Incrementality Testing as the Truth Serum
Incrementality testing exposes the true contribution of new versus returning users by separating causation from attribution. These tests often reveal that many returning users would convert without paid influence, while new users drive the majority of net-new revenue. Remarketing improves conversion efficiency, but it rarely creates demand. Understanding this distinction is essential for allocating budget toward genuine growth rather than inflated attribution.

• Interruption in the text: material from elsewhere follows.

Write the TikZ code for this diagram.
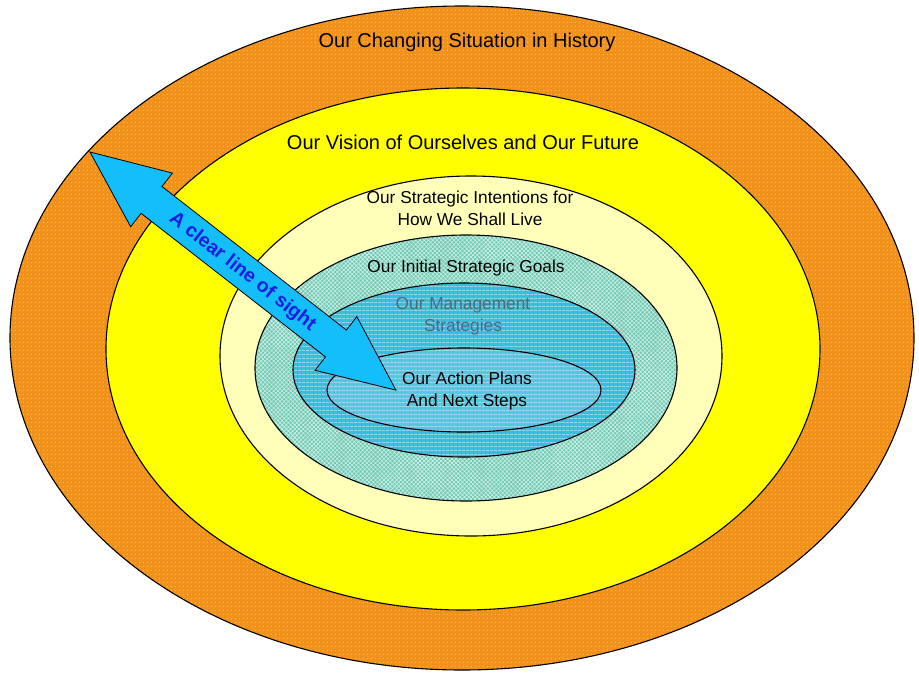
\documentclass[tikz,border=0pt]{standalone}
\usepackage{fontspec}
\setmainfont{Liberation Sans}
\usetikzlibrary{patterns.meta,calc}
\definecolor{orng}{RGB}{240,146,28}
\definecolor{orngdot}{RGB}{255,228,170}
\definecolor{yel}{RGB}{255,255,0}
\definecolor{paleyel}{RGB}{255,255,185}
\definecolor{teal1}{RGB}{115,200,178}
\definecolor{teal2}{RGB}{205,242,232}
\definecolor{cyan1}{RGB}{55,190,218}
\definecolor{cyan2}{RGB}{185,236,246}
\definecolor{arrowblue}{RGB}{20,190,250}
\definecolor{labelblue}{RGB}{25,30,225}
\definecolor{greytext}{RGB}{70,110,130}
\tikzset{
  ring/.style={draw=black, line width=1.1pt},
  bigtitle/.style={font=\fontsize{20}{22}\selectfont, text=black, inner sep=0pt, align=center},
  smalltitle/.style={font=\fontsize{17.3}{22}\selectfont, text=black, inner sep=0pt, align=center},
}
\begin{document}
\begin{tikzpicture}[x=1pt,y=-1pt]
\useasboundingbox[fill=white] (0,0) rectangle (919,673);
% outer orange
\fill[orng] (462,338) ellipse [x radius=452pt, y radius=332pt];
\fill[pattern={Dots[radius=0.55pt, distance=4pt]}, pattern color=orngdot] (462,338) ellipse [x radius=452pt, y radius=332pt];
\draw[ring] (462,338) ellipse [x radius=452pt, y radius=332pt];
% yellow
\filldraw[ring, fill=yel] (463,349) ellipse [x radius=357pt, y radius=261pt];
% pale yellow
\filldraw[ring, fill=paleyel] (471,356) ellipse [x radius=251pt, y radius=180pt];
% teal check
\fill[teal1] (466,368) ellipse [x radius=211pt, y radius=133pt];
\fill[pattern={Hatch[distance=3pt, line width=0.6pt, angle=45]}, pattern color=teal2] (466,368) ellipse [x radius=211pt, y radius=133pt];
\draw[ring] (466,368) ellipse [x radius=211pt, y radius=133pt];
% management cyan
\fill[cyan1] (464,370) ellipse [x radius=171pt, y radius=87pt];
\fill[pattern={Lines[distance=4pt, line width=0.8pt, angle=0]}, pattern color=cyan2] (464,370) ellipse [x radius=171pt, y radius=87pt];
\draw[ring] (464,370) ellipse [x radius=171pt, y radius=87pt];
% action plans
\fill[cyan1!85!white] (464,390) ellipse [x radius=137pt, y radius=42pt];
\fill[pattern={Lines[distance=4pt, line width=0.8pt, angle=0]}, pattern color=cyan2] (464,390) ellipse [x radius=137pt, y radius=42pt];
\draw[ring] (464,390) ellipse [x radius=137pt, y radius=42pt];

% texts
\node[bigtitle] (hist) at (467,42) {Our Changing Situation in History};
\node[bigtitle] (vision) at (463,142) {Our Vision of Ourselves and Our Future};
\node[smalltitle] (intent) at (470,208) {Our Strategic Intentions for\\How We Shall Live};
\node[smalltitle] (goals) at (466,268) {Our Initial Strategic Goals};
\node[smalltitle, text=greytext] (mgmt) at (463,316) {Our Management\\Strategies};
\node[smalltitle] (action) at (467,391) {Our Action Plans\\And Next Steps};

% double block arrow
\coordinate (arrA) at (90,152);
\coordinate (arrB) at (396,390);
\begin{scope}[shift={(arrA)}, rotate=-37.9]
\filldraw[fill=arrowblue, draw=black, line width=0.8pt]
  (0,0) -- (78,34) -- (78,17) -- (311.7,17) -- (311.7,34) -- (387.7,0)
  -- (311.7,-34) -- (311.7,-17) -- (78,-17) -- (78,-34) -- cycle;
\node[transform shape, font=\bfseries\fontsize{19.5}{20}\selectfont, text=labelblue, inner sep=0pt] (sight) at (194,1) {A clear line of sight};
\end{scope}
\end{tikzpicture}
\end{document}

Scaling Plateaus Caused by Over-Remarketing
Excessive remarketing does more than waste spend, it actively suppresses growth. By consuming budget and algorithmic attention, remarketing crowds out exploration and limits exposure to new audiences. Over time, this creates a plateau where spend increases fail to generate proportional revenue gains. Because efficiency metrics remain strong, this stagnation often goes unnoticed until scaling becomes impossible.
New Visitor Quality Matters More Than Volume
High-quality new visitors outperform large volumes of low-intent traffic in both short- and long-term performance. Google evaluates new-user quality through engagement depth, behavioral signals, and progression toward conversion, not just clicks. Sustainable growth comes from attracting fewer but better-qualified users who reinforce algorithmic learning and expand reachable demand.
The Visitor Mix That Signals a Breakout Brand
Breakout brands share a deliberate imbalance in their visitor mix, favoring new users even when it temporarily reduces efficiency. They accept higher acquisition costs in the short term to protect long-term scalability, continuously refresh creative, and treat returning visitors as validation rather than a growth engine. This controlled imbalance is a defining signal of brands positioned for sustained expansion rather than incremental gains.